Paper No. 9
Presentation Time: 8:15 AM-12:00 PM
AN EXPERIMENTAL STUDY TO DETERMINE THE RATE AND DEPTH OF PORE-WATER AND PASSIVE-CONTAMINANT EXCHANGE BETWEEN A POROUS GRANULAR BED AND OVERLYING CHANNEL FLOW
To better resolve the controls on rates and depths of penetration of solutes and fine particle-bound contaminants into relatively coarse-grained streambeds, we conducted experiments in a paddle-driven, re-circulating flume to examine the penetration of a passive dye tracer into an initially flat, porous bed at velocities ranging from 10 cm s-1 to 70 cm s-1. The porous bed comprised 1.5-mm diameter glass beads, and in a third of the experiments the bed was covered with a 1-mm mesh to prevent bedforms from occurring, even when flow velocity was sufficient to mobilize the bed. Dye was initially introduced into a flow of known average speed and turbulence intensity. Subsequently, visual measurements of the depth of dye penetration with time were made through the sidewall of the flume. Independent measurements of penetration depths and rates using in-bed lysimeters and changes in another tracer (salt) in selected experiments validated the more expedient approach of visual assessment of dye penetration.
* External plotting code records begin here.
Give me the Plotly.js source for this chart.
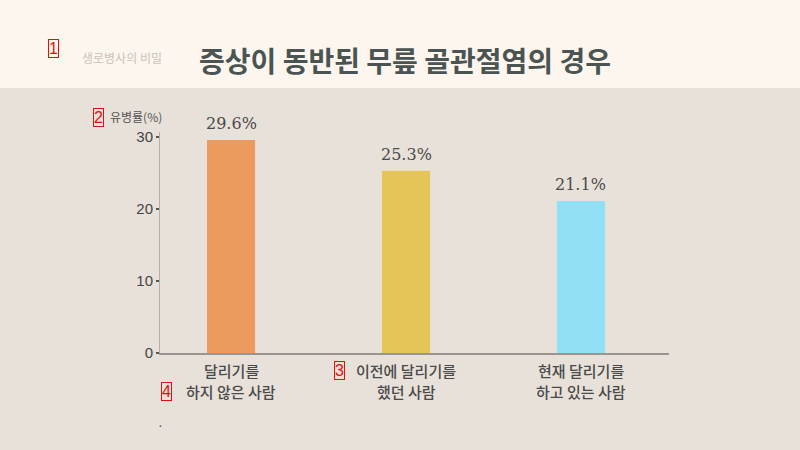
<!DOCTYPE html>
<html>
<head>
<meta charset="utf-8">
<script src="https://cdn.plot.ly/plotly-3.0.1.min.js"></script>
<style>html,body{margin:0;padding:0;background:#E8E1D9;}#chart{width:800px;height:450px;}</style>
</head>
<body>
<div id="chart"></div>
<script>
const categoryLine1 = ["달리기를", "이전에 달리기를", "현재 달리기를"];
const categoryLine2 = ["하지 않은 사람", "했던 사람", "하고 있는 사람"];
const values = [29.6, 25.3, 21.1];
const valueLabels = ["29.6%", "25.3%", "21.1%"];
const barColors = ["#EC9A5E", "#E5C557", "#92E0F5"];
const titleText = "증상이 동반된 무릎 골관절염의 경우";
const yTitle = "유병률(%)";
const yTicks = [0, 10, 20, 30];
const markerNums = ["1", "2", "3", "4"];

const W = 800, H = 450;
const px = x => x / W, py = y => 1 - y / H;

const trace = {
  type: 'bar',
  x: [0, 1, 2],
  y: values,
  marker: {color: barColors},
  width: 0.275,
  hoverinfo: 'none'
};

const annotations = values.map((v, i) => ({
  text: valueLabels[i], xref: 'x', yref: 'y', x: i, y: v,
  xanchor: 'center', yanchor: 'bottom', yshift: 5, showarrow: false,
  font: {family: 'DejaVu Serif', size: 16, color: '#4A4A4A'}
}));

const catFont = {family: 'Noto Sans CJK KR', size: 15, weight: 500, color: '#4A4A4A'};
categoryLine1.forEach((t, i) => {
  annotations.push({text: t, xref: 'x', yref: 'paper', x: i, y: py(370),
    xanchor: 'center', yanchor: 'middle', showarrow: false, font: catFont});
  annotations.push({text: categoryLine2[i], xref: 'x', yref: 'paper', x: i, y: py(391),
    xanchor: 'center', yanchor: 'middle', showarrow: false, font: catFont});
});

const markerPos = [[53, 48], [98, 117], [339, 370], [166, 391]];
markerNums.forEach((t, i) => annotations.push({
  text: t, xref: 'paper', yref: 'paper', x: px(markerPos[i][0]), y: py(markerPos[i][1]),
  xanchor: 'center', yanchor: 'middle', showarrow: false,
  font: {family: 'Liberation Sans Narrow, Liberation Sans', size: 16, color: '#E01010'},
  bordercolor: '#E01010', borderwidth: 1, borderpad: 0
}));
annotations.push({
  text: yTitle, xref: 'paper', yref: 'paper', x: px(136), y: py(116),
  xanchor: 'center', yanchor: 'middle', showarrow: false,
  font: {family: 'Noto Sans CJK KR', size: 12, color: '#555'}
});
annotations.push({
  text: "생로병사의 비밀", xref: 'paper', yref: 'paper', x: px(122), y: py(57),
  xanchor: 'center', yanchor: 'middle', showarrow: false,
  font: {family: 'Noto Sans CJK KR', size: 12, color: '#C9C2BA'}
});
annotations.push({
  text: "·", xref: 'paper', yref: 'paper', x: px(160), y: py(425),
  xanchor: 'center', yanchor: 'middle', showarrow: false,
  font: {family: 'Liberation Sans', size: 14, color: '#555'}
});

const layout = {
  width: W, height: H,
  margin: {l: 0, r: 0, t: 0, b: 0},
  paper_bgcolor: '#E8E1D9',
  plot_bgcolor: 'rgba(0,0,0,0)',
  showlegend: false,
  title: {
    text: '<b>' + titleText + '</b>', x: px(405), y: py(62), xanchor: 'center', yanchor: 'middle',
    xref: 'paper', yref: 'paper',
    font: {family: 'Noto Sans CJK KR', size: 28, color: '#4A5452'}
  },
  xaxis: {
    domain: [px(160), px(669)],
    range: [-0.406, 2.503],
    tickvals: [0, 1, 2], showticklabels: false,
    ticks: '', showgrid: false, zeroline: false,
    showline: true, linecolor: '#9A9590', linewidth: 2,
    fixedrange: true
  },
  yaxis: {
    domain: [py(353), py(132)],
    range: [0, (353 - 132) / 7.2],
    tickmode: 'array', tickvals: yTicks,
    ticks: 'outside', ticklen: 3, tickcolor: '#555', tickwidth: 2,
    showgrid: false, zeroline: false,
    showline: true, linecolor: '#B5AFA8', linewidth: 1,
    tickfont: {family: 'Liberation Sans', size: 15, color: '#444'},
    fixedrange: true
  },
  shapes: [{
    type: 'rect', xref: 'paper', yref: 'paper', x0: 0, x1: 1, y0: py(88), y1: 1,
    fillcolor: '#FCF6EE', line: {width: 0}, layer: 'below'
  }],
  annotations: annotations
};

Plotly.newPlot('chart', [trace], layout, {staticPlot: true});
</script>
</body>
</html>
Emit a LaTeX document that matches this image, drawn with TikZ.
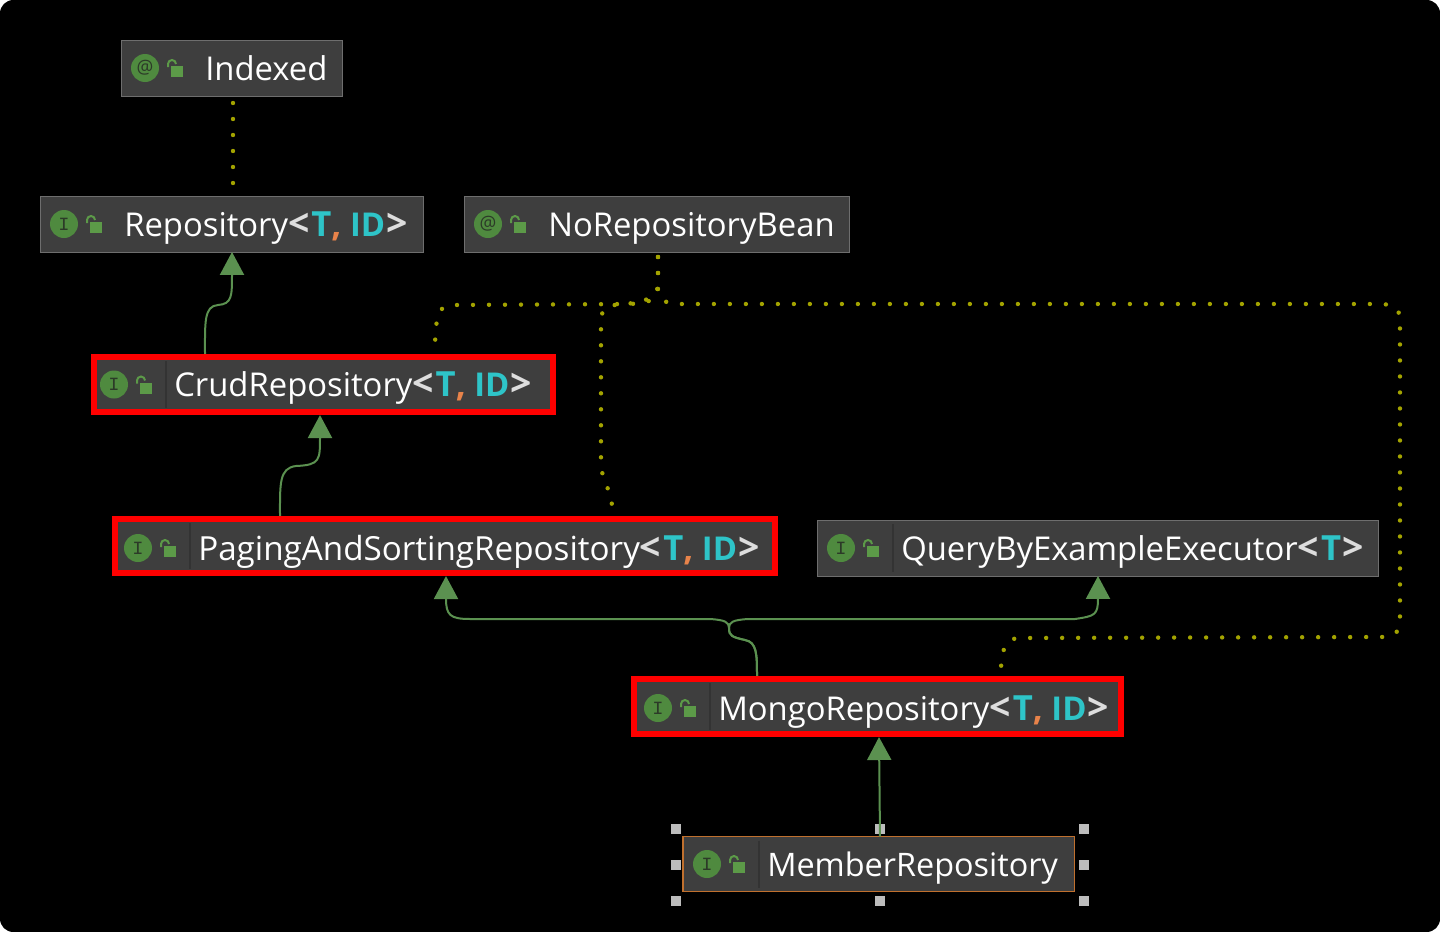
\documentclass[tikz,border=0pt]{standalone}
\usepackage{fontspec}
\setmainfont{Open Sans}
\usetikzlibrary{arrows.meta,calc}
\definecolor{boxgray}{HTML}{3E3E3E}
\definecolor{boxedge}{HTML}{6E6E6E}
\definecolor{divgray}{HTML}{333333}
\definecolor{icongreen}{HTML}{4F8A3F}
\definecolor{lockgreen}{HTML}{5C9A48}
\definecolor{edgegreen}{HTML}{5B9150}
\definecolor{dotolive}{HTML}{A3A300}
\definecolor{tealgen}{HTML}{2EC4C8}
\definecolor{orangegen}{HTML}{E8834A}
\definecolor{anglegray}{HTML}{DDDDDD}
\definecolor{handlegray}{HTML}{BDBDBD}
\definecolor{selorange}{HTML}{C0702E}
\definecolor{glyphdark}{HTML}{2C3A28}
\tikzset{
  classbox/.style={rectangle,fill=boxgray,draw=boxedge,line width=0.75pt,inner sep=0pt,outer sep=0pt},
  redbox/.style={classbox,draw=red,line width=4.6pt,outer sep=2.3pt},
  selbox/.style={classbox,draw=selorange,line width=1pt},
  icondisc/.style={circle,fill=icongreen,minimum size=21pt,inner sep=0pt,text=glyphdark},
  classlabel/.style={anchor=base west,inner sep=0pt,text=white},
  inherit/.style={draw=edgegreen,line width=1.5pt,-{Triangle[length=17.2pt,width=18pt,fill=edgegreen]}},
  dotted link/.style={draw=dotolive,line width=3.3pt,line cap=round,dash pattern=on 0pt off 12pt},
  handle/.style={rectangle,fill=handlegray,minimum size=7.5pt,inner sep=0pt},
}
\def\yadj{0}
\def\divcol{boxgray}
\newfontfamily\glyphfont{Liberation Mono}
% #1 name, #2 style, #3 l, #4 t, #5 r, #6 b, #7 icon-left, #8 glyph, #9 text
\newcommand{\classnode}[9]{%
  \pgfmathsetmacro{\cxx}{(#3+#5)/2}\pgfmathsetmacro{\cyy}{(#4+#6)/2}%
  \pgfmathsetmacro{\ciy}{\cyy+\yadj}%
  \pgfmathsetmacro{\cww}{(#5-#3)*0.75}\pgfmathsetmacro{\chh}{(#6-#4)*0.75}%
  \node[#2,minimum width=\cww pt,minimum height=\chh pt] (#1) at (\cxx,\cyy) {};
  \draw[\divcol,line width=1pt] (#7+76,#4+4) -- (#7+76,#6-4);
  \node[icondisc] (#1-icon) at (#7+24,\ciy) {\fontsize{14}{14}\selectfont #8};
  \fill[lockgreen] (#7+50,\ciy-2) rectangle (#7+62,\ciy+9);
  \draw[lockgreen,line width=1.5pt] (#7+47,\ciy-1) -- (#7+47,\ciy-4) arc[start angle=180,end angle=0,x radius=4,y radius=-4];
  \node[classlabel] (#1-label) at (#7+84,\ciy+12) {\fontsize{24.6}{28}\selectfont #9};
}
\newcommand{\ang}[1]{\textcolor{anglegray}{\fontsize{28}{28}\selectfont\bfseries #1}}
\newcommand{\gen}[1]{\ang{<}\kern1.5pt #1\kern1pt\ang{>}}
\newcommand{\tp}[1]{\textcolor{tealgen}{\fontsize{26}{28}\selectfont\bfseries #1}}
\newcommand{\idp}{\textcolor{tealgen}{\fontsize{24.6}{28}\selectfont\bfseries ID}}
\newcommand{\cm}{\textcolor{orangegen}{\fontsize{26}{28}\selectfont\bfseries ,}}
\begin{document}
\begin{tikzpicture}[x=0.75pt,y=-0.75pt]
\useasboundingbox (0,0) rectangle (1440,932);
\fill[white] (0,0) rectangle (1440,932);
\fill[black,rounded corners=10pt] (0,0) rectangle (1440,932);

\classnode{indexed}{classbox}{121}{40}{342.5}{96}{121}{@}{Indexed}
\classnode{repo}{classbox}{40}{196}{423.5}{252}{40}{\glyphfont I}{Repository\gen{\tp{T}\cm\ \idp}}
\classnode{norepo}{classbox}{464}{196}{849.5}{252}{464}{@}{NoRepositoryBean}
\def\divcol{divgray}
\classnode{crud}{redbox}{94}{357}{553}{412}{90}{\glyphfont I}{CrudRepository\gen{\tp{T}\cm\ \idp}}
\def\yadj{2}
\classnode{paging}{redbox}{115}{519}{775}{573}{114}{\glyphfont I}{{\fontsize{24.9}{28}\selectfont PagingAndSortingRepository}\gen{\tp{T}\cm\ \idp}}
\def\yadj{0}
\classnode{query}{classbox}{817}{520}{1378.5}{576}{817}{\glyphfont I}{QueryByExampleExecutor\gen{\tp{T}}}
\def\yadj{1.5}
\classnode{mongo}{redbox}{634}{679}{1121}{734}{634}{\glyphfont I}{MongoRepository\gen{\tp{T}\cm\ \idp}}
\def\yadj{0}
\classnode{member}{selbox}{683}{836.5}{1074.5}{891.5}{683}{\glyphfont I}{{\fontsize{24.3}{28}\selectfont MemberRepository}}

% selection handles
\foreach \hn/\hx/\hy in {a/676/829,b/880/829,c/1084/829,d/676/865,e/1084/865,f/676/901,g/880/901,h/1084/901}
  \node[handle] (handle-\hn) at (\hx,\hy) {};

% inheritance
\draw[inherit] (crud.north -| 205,0) .. controls (205,322) and (204,306) .. (218,305)
   .. controls (232,304) and (232,296) .. (repo.south -| 232,0);
\draw[inherit] (paging.north -| 280,0) .. controls (280,484) and (279,468) .. (296,466)
   .. controls (320,465) and (320,460) .. (crud.south -| 320,0);
\draw[inherit] (mongo.north -| 757,0) .. controls (757,655) and (757,642) .. (745,640)
   .. controls (732,637) and (729,636) .. (729,628)
   .. controls (729,622) and (725,620) .. (710,619) -- (470,619)
   .. controls (450,619) and (446,615) .. (paging.south -| 446,0);
\draw[inherit] (mongo.north -| 757,0) .. controls (757,655) and (757,642) .. (745,640)
   .. controls (732,637) and (729,636) .. (729,628)
   .. controls (729,622) and (733,620) .. (748,619) -- (1075,619)
   .. controls (1095,616) and (1098,615) .. (query.south -| 1098,0);
\draw[inherit] (member.north -| 880,0) -- (mongo.south -| 879,0);

% dotted dependencies
\coordinate (dotA) at (233,103);
\coordinate (dotB) at (233,184);
\draw[dotted link] (dotA) -- (dotB);
\coordinate (nrStart) at (658,257);
\coordinate (crudEnd) at (435,345);
\coordinate (pagEnd) at (612,508);
\coordinate (monEnd) at (1001,668);
\draw[dotted link] (nrStart) -- (658,285) .. controls (658,300) and (650,303) .. (630,304) -- (455,305) .. controls (440,305) and (436,310) .. (crudEnd);
\draw[dotted link] (nrStart) -- (658,285) .. controls (657,300) and (640,303) .. (615,305) .. controls (604,306) and (601,312) .. (601,322) -- (601,465) .. controls (603,485) and (612,490) .. (pagEnd);
\draw[dotted link] (nrStart) -- (658,290) .. controls (660,300) and (665,304) .. (680,304) -- (1380,304) .. controls (1395,304) and (1400,310) .. (1400,320) -- (1400,620) .. controls (1400,632) and (1395,637) .. (1380,637) -- (1020,638) .. controls (1008,638) and (1002,645) .. (monEnd);
\end{tikzpicture}
\end{document}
Upon comparing our results with those of previous studies we find that i) at all velocities, the dye penetration front comprises irregular lobes and clefts, with lobes typically developing and moving fastest under minor topographic highs of the bed, ii) solute and passive-contaminant infiltration to shallow depths in a stationary bed is well described on average by a diffusive exchange rate that scales predictably with turbulence intensity, bed grain size and bed porosity, and iii) this exchange rate is diminished in mobile beds relative to that expected for stationary beds of identical grain size and subject to similar total shear stress.